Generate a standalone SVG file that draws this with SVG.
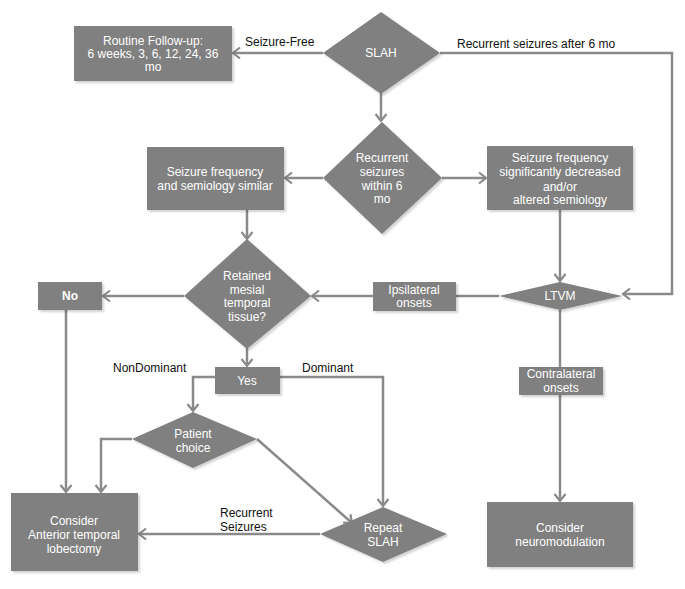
<svg xmlns="http://www.w3.org/2000/svg" width="685" height="589" viewBox="0 0 685 589">
<defs>
<style>
.box{fill:#808080;filter:url(#sh);}
.t{font-family:"Liberation Sans",Arial,sans-serif;font-size:12px;fill:#ffffff;text-anchor:middle;}
.lb{font-family:"Liberation Sans",Arial,sans-serif;font-size:12px;fill:#111111;}
.c{fill:none;stroke:#8a8a8a;stroke-width:2.5;}
</style>
<filter id="sh" x="-10%" y="-10%" width="130%" height="130%">
<feDropShadow dx="2" dy="2" stdDeviation="1.2" flood-color="#000" flood-opacity="0.18"/>
</filter>
<marker id="ah" markerUnits="userSpaceOnUse" markerWidth="14" markerHeight="14" viewBox="0 0 14 14" refX="11" refY="7" orient="auto">
<path d="M4,1.5 L11,7 L4,12.5" fill="none" stroke="#8a8a8a" stroke-width="2.2"/>
</marker>
</defs>
<rect width="685" height="589" fill="#ffffff"/>
<g id="connectors">
<line class="c" x1="323" y1="53" x2="233" y2="53" marker-end="url(#ah)"/>
<line class="c" x1="381" y1="93" x2="381" y2="121" marker-end="url(#ah)"/>
<polyline class="c" points="440,53 672,53 672,294 623,294" marker-end="url(#ah)"/>
<line class="c" x1="323" y1="178" x2="285" y2="178" marker-end="url(#ah)"/>
<line class="c" x1="442" y1="178" x2="486" y2="178" marker-end="url(#ah)"/>
<line class="c" x1="560" y1="210" x2="560" y2="281" marker-end="url(#ah)"/>
<line class="c" x1="247" y1="210" x2="247" y2="239" marker-end="url(#ah)"/>
<line class="c" x1="499" y1="296" x2="456" y2="296"/>
<line class="c" x1="373" y1="296" x2="312" y2="296" marker-end="url(#ah)"/>
<line class="c" x1="184" y1="296" x2="103" y2="296" marker-end="url(#ah)"/>
<line class="c" x1="66" y1="310" x2="66" y2="492" marker-end="url(#ah)"/>
<line class="c" x1="247" y1="348" x2="247" y2="366" marker-end="url(#ah)"/>
<polyline class="c" points="215,377 193,377 193,411" marker-end="url(#ah)"/>
<polyline class="c" points="280,377 383,377 383,506" marker-end="url(#ah)"/>
<polyline class="c" points="132,439 101,439 101,492" marker-end="url(#ah)"/>
<line class="c" x1="257" y1="439" x2="352" y2="523" marker-end="url(#ah)"/>
<line class="c" x1="320" y1="534" x2="139" y2="534" marker-end="url(#ah)"/>
<line class="c" x1="560" y1="310" x2="560" y2="367"/>
<line class="c" x1="560" y1="395" x2="560" y2="501" marker-end="url(#ah)"/>
<text class="lb" x="245" y="46">Seizure-Free</text>
<text class="lb" x="457" y="48">Recurrent seizures after 6 mo</text>
<text class="lb" x="113" y="372">NonDominant</text>
<text class="lb" x="302" y="372">Dominant</text>
<text class="lb" x="220" y="517">Recurrent</text>
<text class="lb" x="220" y="531">Seizures</text>
</g>
<g id="routine">
<rect class="box" x="74" y="26" width="158" height="55"/>
<text class="t" x="153" y="45">Routine Follow-up:</text>
<text class="t" x="153" y="58">6 weeks, 3, 6, 12, 24, 36</text>
<text class="t" x="153" y="71">mo</text>
</g>
<g id="slah">
<polygon class="box" points="381,12 440,53 381,94 323,53"/>
<text class="t" x="381" y="57">SLAH</text>
</g>
<g id="recurrent6">
<polygon class="box" points="382,122 442,178 382,234 323,178"/>
<text class="t" x="382" y="162">Recurrent</text>
<text class="t" x="382" y="176">seizures</text>
<text class="t" x="382" y="190">within 6</text>
<text class="t" x="382" y="203">mo</text>
</g>
<g id="similar">
<rect class="box" x="147" y="147" width="137" height="63"/>
<text class="t" x="215" y="176">Seizure frequency</text>
<text class="t" x="215" y="190">and semiology similar</text>
</g>
<g id="decreased">
<rect class="box" x="487" y="146" width="146" height="64"/>
<text class="t" x="560" y="162">Seizure frequency</text>
<text class="t" x="560" y="176">significantly decreased</text>
<text class="t" x="560" y="191">and/or</text>
<text class="t" x="560" y="204">altered semiology</text>
</g>
<g id="ltvm">
<polygon class="box" points="560,282 622,296 560,310 499,296"/>
<text class="t" x="560" y="300">LTVM</text>
</g>
<g id="retained">
<polygon class="box" points="247,239 311,296 247,349 184,296"/>
<text class="t" x="247" y="280">Retained</text>
<text class="t" x="247" y="294">mesial</text>
<text class="t" x="247" y="307">temporal</text>
<text class="t" x="247" y="321">tissue?</text>
</g>
<g id="no">
<rect class="box" x="38" y="282" width="64" height="28"/>
<text class="t" x="70" y="300" font-weight="bold">No</text>
</g>
<g id="ipsilateral">
<rect class="box" x="373" y="282" width="83" height="29"/>
<text class="t" x="414" y="294">Ipsilateral</text>
<text class="t" x="414" y="307">onsets</text>
</g>
<g id="yes">
<rect class="box" x="215" y="367" width="65" height="27"/>
<text class="t" x="247" y="385">Yes</text>
</g>
<g id="patient">
<polygon class="box" points="193,412 257,439 193,468 132,439"/>
<text class="t" x="193" y="438">Patient</text>
<text class="t" x="193" y="452">choice</text>
</g>
<g id="atl">
<rect class="box" x="11" y="493" width="127" height="78"/>
<text class="t" x="74" y="525">Consider</text>
<text class="t" x="74" y="539">Anterior temporal</text>
<text class="t" x="74" y="553">lobectomy</text>
</g>
<g id="repeat">
<polygon class="box" points="383,507 447,534 383,562 320,534"/>
<text class="t" x="383" y="532">Repeat</text>
<text class="t" x="383" y="546">SLAH</text>
</g>
<g id="contralateral">
<rect class="box" x="519" y="367" width="84" height="28"/>
<text class="t" x="561" y="378">Contralateral</text>
<text class="t" x="561" y="392">onsets</text>
</g>
<g id="neuromod">
<rect class="box" x="487" y="502" width="146" height="65"/>
<text class="t" x="560" y="532">Consider</text>
<text class="t" x="560" y="546">neuromodulation</text>
</g>
</svg>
——————————
WHAT YOU ARE ASKED TO DO
Transcribe the material exactly, and leave out whatever pictures it holds.

WRITTEN SOLUTION
Generate a standalone SVG file that draws this with SVG.
<svg xmlns="http://www.w3.org/2000/svg" width="685" height="589" viewBox="0 0 685 589">
<defs>
<style>
.box{fill:#808080;filter:url(#sh);}
.t{font-family:"Liberation Sans",Arial,sans-serif;font-size:12px;fill:#ffffff;text-anchor:middle;}
.lb{font-family:"Liberation Sans",Arial,sans-serif;font-size:12px;fill:#111111;}
.c{fill:none;stroke:#8a8a8a;stroke-width:2.5;}
</style>
<filter id="sh" x="-10%" y="-10%" width="130%" height="130%">
<feDropShadow dx="2" dy="2" stdDeviation="1.2" flood-color="#000" flood-opacity="0.18"/>
</filter>
<marker id="ah" markerUnits="userSpaceOnUse" markerWidth="14" markerHeight="14" viewBox="0 0 14 14" refX="11" refY="7" orient="auto">
<path d="M4,1.5 L11,7 L4,12.5" fill="none" stroke="#8a8a8a" stroke-width="2.2"/>
</marker>
</defs>
<rect width="685" height="589" fill="#ffffff"/>
<g id="connectors">
<line class="c" x1="323" y1="53" x2="233" y2="53" marker-end="url(#ah)"/>
<line class="c" x1="381" y1="93" x2="381" y2="121" marker-end="url(#ah)"/>
<polyline class="c" points="440,53 672,53 672,294 623,294" marker-end="url(#ah)"/>
<line class="c" x1="323" y1="178" x2="285" y2="178" marker-end="url(#ah)"/>
<line class="c" x1="442" y1="178" x2="486" y2="178" marker-end="url(#ah)"/>
<line class="c" x1="560" y1="210" x2="560" y2="281" marker-end="url(#ah)"/>
<line class="c" x1="247" y1="210" x2="247" y2="239" marker-end="url(#ah)"/>
<line class="c" x1="499" y1="296" x2="456" y2="296"/>
<line class="c" x1="373" y1="296" x2="312" y2="296" marker-end="url(#ah)"/>
<line class="c" x1="184" y1="296" x2="103" y2="296" marker-end="url(#ah)"/>
<line class="c" x1="66" y1="310" x2="66" y2="492" marker-end="url(#ah)"/>
<line class="c" x1="247" y1="348" x2="247" y2="366" marker-end="url(#ah)"/>
<polyline class="c" points="215,377 193,377 193,411" marker-end="url(#ah)"/>
<polyline class="c" points="280,377 383,377 383,506" marker-end="url(#ah)"/>
<polyline class="c" points="132,439 101,439 101,492" marker-end="url(#ah)"/>
<line class="c" x1="257" y1="439" x2="352" y2="523" marker-end="url(#ah)"/>
<line class="c" x1="320" y1="534" x2="139" y2="534" marker-end="url(#ah)"/>
<line class="c" x1="560" y1="310" x2="560" y2="367"/>
<line class="c" x1="560" y1="395" x2="560" y2="501" marker-end="url(#ah)"/>
<text class="lb" x="245" y="46">Seizure-Free</text>
<text class="lb" x="457" y="48">Recurrent seizures after 6 mo</text>
<text class="lb" x="113" y="372">NonDominant</text>
<text class="lb" x="302" y="372">Dominant</text>
<text class="lb" x="220" y="517">Recurrent</text>
<text class="lb" x="220" y="531">Seizures</text>
</g>
<g id="routine">
<rect class="box" x="74" y="26" width="158" height="55"/>
<text class="t" x="153" y="45">Routine Follow-up:</text>
<text class="t" x="153" y="58">6 weeks, 3, 6, 12, 24, 36</text>
<text class="t" x="153" y="71">mo</text>
</g>
<g id="slah">
<polygon class="box" points="381,12 440,53 381,94 323,53"/>
<text class="t" x="381" y="57">SLAH</text>
</g>
<g id="recurrent6">
<polygon class="box" points="382,122 442,178 382,234 323,178"/>
<text class="t" x="382" y="162">Recurrent</text>
<text class="t" x="382" y="176">seizures</text>
<text class="t" x="382" y="190">within 6</text>
<text class="t" x="382" y="203">mo</text>
</g>
<g id="similar">
<rect class="box" x="147" y="147" width="137" height="63"/>
<text class="t" x="215" y="176">Seizure frequency</text>
<text class="t" x="215" y="190">and semiology similar</text>
</g>
<g id="decreased">
<rect class="box" x="487" y="146" width="146" height="64"/>
<text class="t" x="560" y="162">Seizure frequency</text>
<text class="t" x="560" y="176">significantly decreased</text>
<text class="t" x="560" y="191">and/or</text>
<text class="t" x="560" y="204">altered semiology</text>
</g>
<g id="ltvm">
<polygon class="box" points="560,282 622,296 560,310 499,296"/>
<text class="t" x="560" y="300">LTVM</text>
</g>
<g id="retained">
<polygon class="box" points="247,239 311,296 247,349 184,296"/>
<text class="t" x="247" y="280">Retained</text>
<text class="t" x="247" y="294">mesial</text>
<text class="t" x="247" y="307">temporal</text>
<text class="t" x="247" y="321">tissue?</text>
</g>
<g id="no">
<rect class="box" x="38" y="282" width="64" height="28"/>
<text class="t" x="70" y="300" font-weight="bold">No</text>
</g>
<g id="ipsilateral">
<rect class="box" x="373" y="282" width="83" height="29"/>
<text class="t" x="414" y="294">Ipsilateral</text>
<text class="t" x="414" y="307">onsets</text>
</g>
<g id="yes">
<rect class="box" x="215" y="367" width="65" height="27"/>
<text class="t" x="247" y="385">Yes</text>
</g>
<g id="patient">
<polygon class="box" points="193,412 257,439 193,468 132,439"/>
<text class="t" x="193" y="438">Patient</text>
<text class="t" x="193" y="452">choice</text>
</g>
<g id="atl">
<rect class="box" x="11" y="493" width="127" height="78"/>
<text class="t" x="74" y="525">Consider</text>
<text class="t" x="74" y="539">Anterior temporal</text>
<text class="t" x="74" y="553">lobectomy</text>
</g>
<g id="repeat">
<polygon class="box" points="383,507 447,534 383,562 320,534"/>
<text class="t" x="383" y="532">Repeat</text>
<text class="t" x="383" y="546">SLAH</text>
</g>
<g id="contralateral">
<rect class="box" x="519" y="367" width="84" height="28"/>
<text class="t" x="561" y="378">Contralateral</text>
<text class="t" x="561" y="392">onsets</text>
</g>
<g id="neuromod">
<rect class="box" x="487" y="502" width="146" height="65"/>
<text class="t" x="560" y="532">Consider</text>
<text class="t" x="560" y="546">neuromodulation</text>
</g>
</svg>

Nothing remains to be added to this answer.